Trump Looks for a Reset, An Emotional Release, The Music of Resistance

The Takeaway

Coming up on today’s show:

  • In a prime time address to a joint session of Congress on Tuesday night, President Donald Trump laid out this policy priorities and called on the House and Senate to work together. Today The Takeaway hears from three voters — a Republican who voted for Trump, a Democrat who voted for Trump, and a Republican who didn’t vote for Trump — to find out what they thought of the president’s address. Shirl St. Germain is a former restaurant owner in Marco Island, Florida, Kenneth Lanci is founder of Consolidated Solutions a business in Cleveland, and Hal Scoggins is an attorney from Portland, Oregon. 
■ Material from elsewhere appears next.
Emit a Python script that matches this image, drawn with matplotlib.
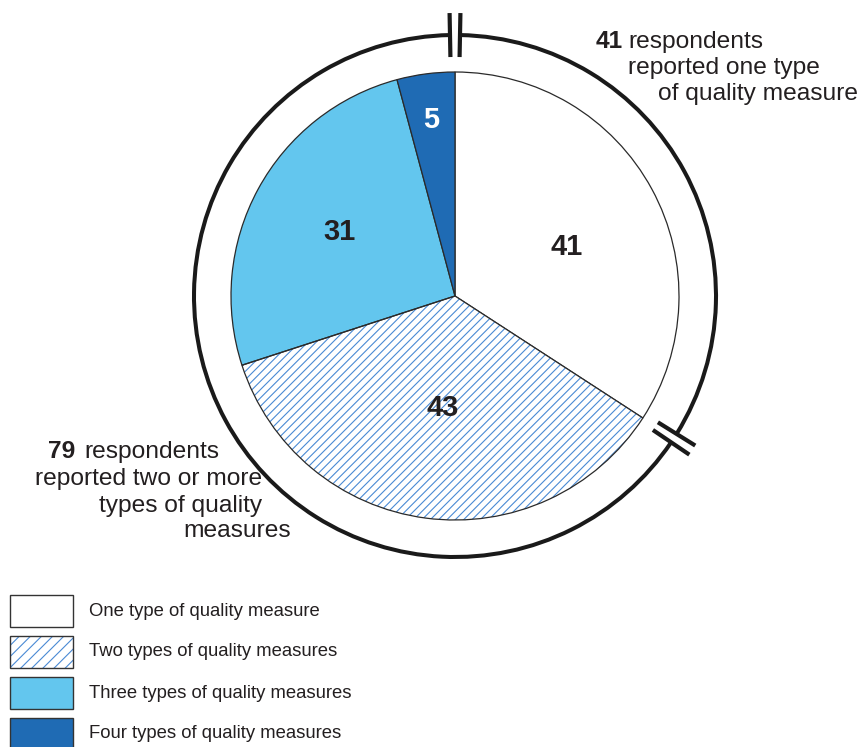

  • On Monday, bomb threats were called into Jewish schools and community centers in Alabama, Delaware, Florida, Indiana, Maryland, Michigan, New Jersey, New York, North Carolina, Pennsylvania and Virginia, in what is the fifth wave of threats in the past two months. David Shtulman, director of the Jewish Federation of Greater Ann Arbor, weighs in on the attacks. 
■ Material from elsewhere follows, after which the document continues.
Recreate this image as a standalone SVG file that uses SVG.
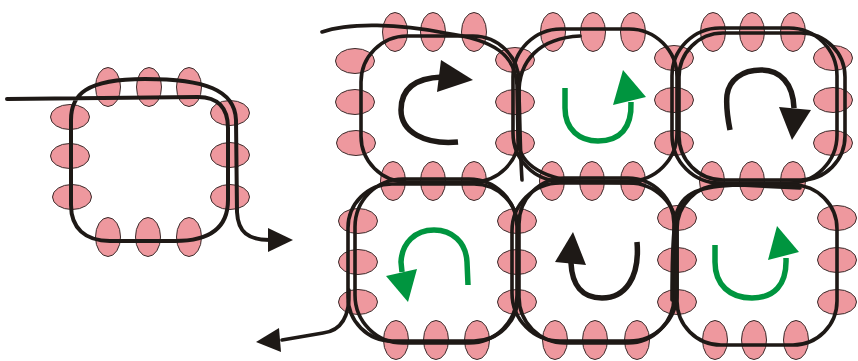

  • Every 20 years, Florida amends its constitution through the Constitution Revision Commission — the only state with such a body. The members of the 2017-18 Constitution Revision Commission are being named this month. For details on this process and how the state’s Constitution may change, we turn to Sandy D’Alemberte, president emeritus of Florida State University and a former state legislator who chaired the Constitution Revision Commission in 1977-78.
  • Today, the Texas Supreme Court hears oral arguments in a Houston case challenging the city’s benefit policy for same-sex couples, despite the fact that the U.S. Supreme Court ruled on same sex marriage in 2015. Evan Wolfson, founder and president of Freedom To Marry, discusses the case. 
  • In part III of our series, “Commuted: Life After Prison,” we meet Aaron Glasscock for the first time as a free man. As Aaron is set free, he quickly learns that life outside looks much different than he remembered it. He’s both worried and optimistic about the future, hoping that the skills he gained in prison will be enough to get him a job. He’s also set rules for himself to help set his life on a positive course. 
  • Indian-American and Muslim musician Zeshan Bagewadi discusses his cover of George Perkins’ civil rights-era song “Cryin’ in the Streets.” Perkins originally wrote the song in 1970 as a reaction to the assassination of civil rights leader Martin Luther King Jr. in 1968.